On Friday, Kaverman stood in front of his audience in Spratt Hall and said there are five areas in which Western needs help.

After he announced the five: academic success, competitive success, program integrity, external outreach and athletic program value to the universtiy and community, Kaverman began his presentation.

“Visioning as an exercise is just the first step in a planning process,” Kaverman said.

Kaverman envisions plenty of future plans for Western. One of his plans includes Western finishing in the top half of the conference.

“[We] need to compete annually for MIAA championships,” Kaverman said. “[We should] be recognized nationally by having teams consistently advance to post-season play.”

Kaverman said in order to compete and have success, athletics has to be important to the community. He believes fundraising options are available through private parties.

“The only way we are going to be able to move forward,” Kaverman said, “is to generate additional financial support.”

There are over 21,000 alumni in the state of Missouri, and over 5,000 live in the St. Joseph region.

The Harris-Stowe athletic director is a former director at Western. He was here when Jerry Partridge was announced as the head football coach. Kaverman left Western in 1999 to go to Southeast Missouri State, where he served as Athletic Director for 10 years.

If Western appoints Kaverman to the university, it will hire an applicant who has had issues in the past.

While at Southeast, Kaverman helped produce the Women’s basketball team as a participant in the NCAA Tournament. However, Kaverman was fired at Southeast for refusing to resign after allegations spread of illegal actions taking place at Southeast.

“I don’t feel we violated the rules,” Kaverman said. “The rules are very complex.”
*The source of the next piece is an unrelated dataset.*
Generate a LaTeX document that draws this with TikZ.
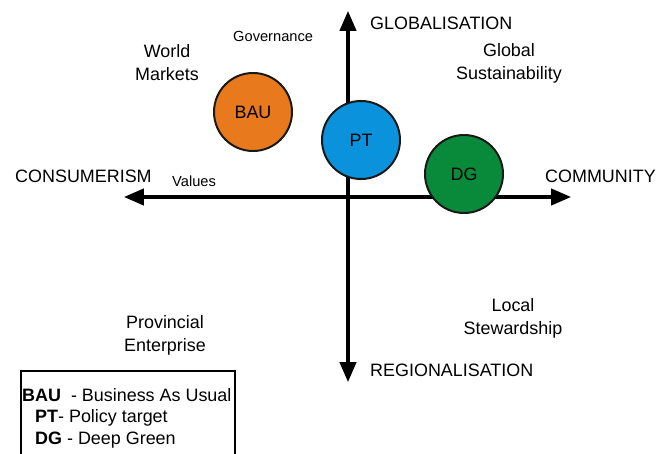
\documentclass[tikz,border=0pt]{standalone}
\usepackage{fontspec}
\setmainfont{Liberation Sans}
\usetikzlibrary{arrows.meta}
\definecolor{bauorange}{RGB}{232,121,28}
\definecolor{ptblue}{RGB}{10,146,220}
\definecolor{dggreen}{RGB}{8,138,58}
\begin{document}
\begin{tikzpicture}[
        x=0.03cm, y=-0.03cm,
        axis/.style={line width=2.6pt, {Triangle[length=17pt,width=14pt]}-{Triangle[length=17pt,width=14pt]}},
        scenario/.style={draw=black!90, line width=1.7pt, circle, minimum size=2.34cm, inner sep=0pt,
            font=\fontsize{15.3}{18}\selectfont},
        biglabel/.style={font=\fontsize{15.3}{18}\selectfont, inner sep=0pt},
        smalllabel/.style={font=\fontsize{12.5}{15}\selectfont, inner sep=0pt},
        quadrant/.style={font=\fontsize{15.3}{19.6}\selectfont, align=center, inner sep=0pt},
        ]
    \useasboundingbox (0,0) rectangle (668,454);
    % axes
    \coordinate (gtop) at (348,11);
    \coordinate (rbot) at (348,382);
    \coordinate (cleft) at (124,197);
    \coordinate (cright) at (571,197);
    \draw[axis] (rbot) -- (gtop);
    \draw[axis] (cleft) -- (cright);
    % axis labels
    \node (glob) [biglabel, anchor=base west] at (370,29.5) {GLOBALISATION};
    \node (reg) [biglabel, anchor=base west] at (370,376) {REGIONALISATION};
    \node (cons) [biglabel, anchor=base west] at (15,183) {CONSUMERISM};
    \node (comm) [biglabel, anchor=base west] at (545,183) {COMMUNITY};
    \node (val) [smalllabel, anchor=base west] at (172,186.5) {Values};
    \node (gov) [smalllabel, anchor=base west] at (233,41.5) {Governance};
    % quadrants
    \node (wm) [quadrant] at (167,63) {World\\Markets};
    \node (gs) [quadrant] at (509,63) {Global\\Sustainability};
    \node (ls) [quadrant] at (513,318) {Local\\Stewardship};
    \node (pe) [quadrant] at (165,335) {Provincial\\Enterprise};
    % scenarios
    \node (bau) [scenario, fill=bauorange] at (253,112) {BAU};
    \node (pt) [scenario, fill=ptblue] at (361,140) {PT};
    \node (dg) [scenario, fill=dggreen] at (464,174) {DG};
    % legend
    \draw[line width=1.3pt] (21,460) -- (21,371) -- (235,371) -- (235,460);
    \node (lbau) [biglabel, anchor=base west] at (22,401.5) {\textbf{BAU} \ - Business As Usual};
    \node (lpt) [biglabel, anchor=base west] at (35,422.5) {\textbf{PT}- Policy target};
    \node (ldg) [biglabel, anchor=base west] at (35,444.5) {\textbf{DG} - Deep Green};
\end{tikzpicture}
\end{document}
Southeast was accused of violating several NCAA terms, such as future prospects given benefits and coaches illegally watching practices. Kaverman believes that the allegations were more of a miscommunication than a violation.

“We didn’t consciously violate anything,” Kaverman said. “We found ourselves in violation of rules as a result of not knowing what was going on.”

Kaverman said changes have been made since he was last employed here, and that it a great thing. If Western can succeed in the five areas he mentioned, he thinks it will have a successful program. He also said the athletics program should not have to compete with St. Joseph.

“Griffon athletics definitely makes Missouri Western a better place,” Kaverman said. “It’s important to communicate that with the university and the community through the media.”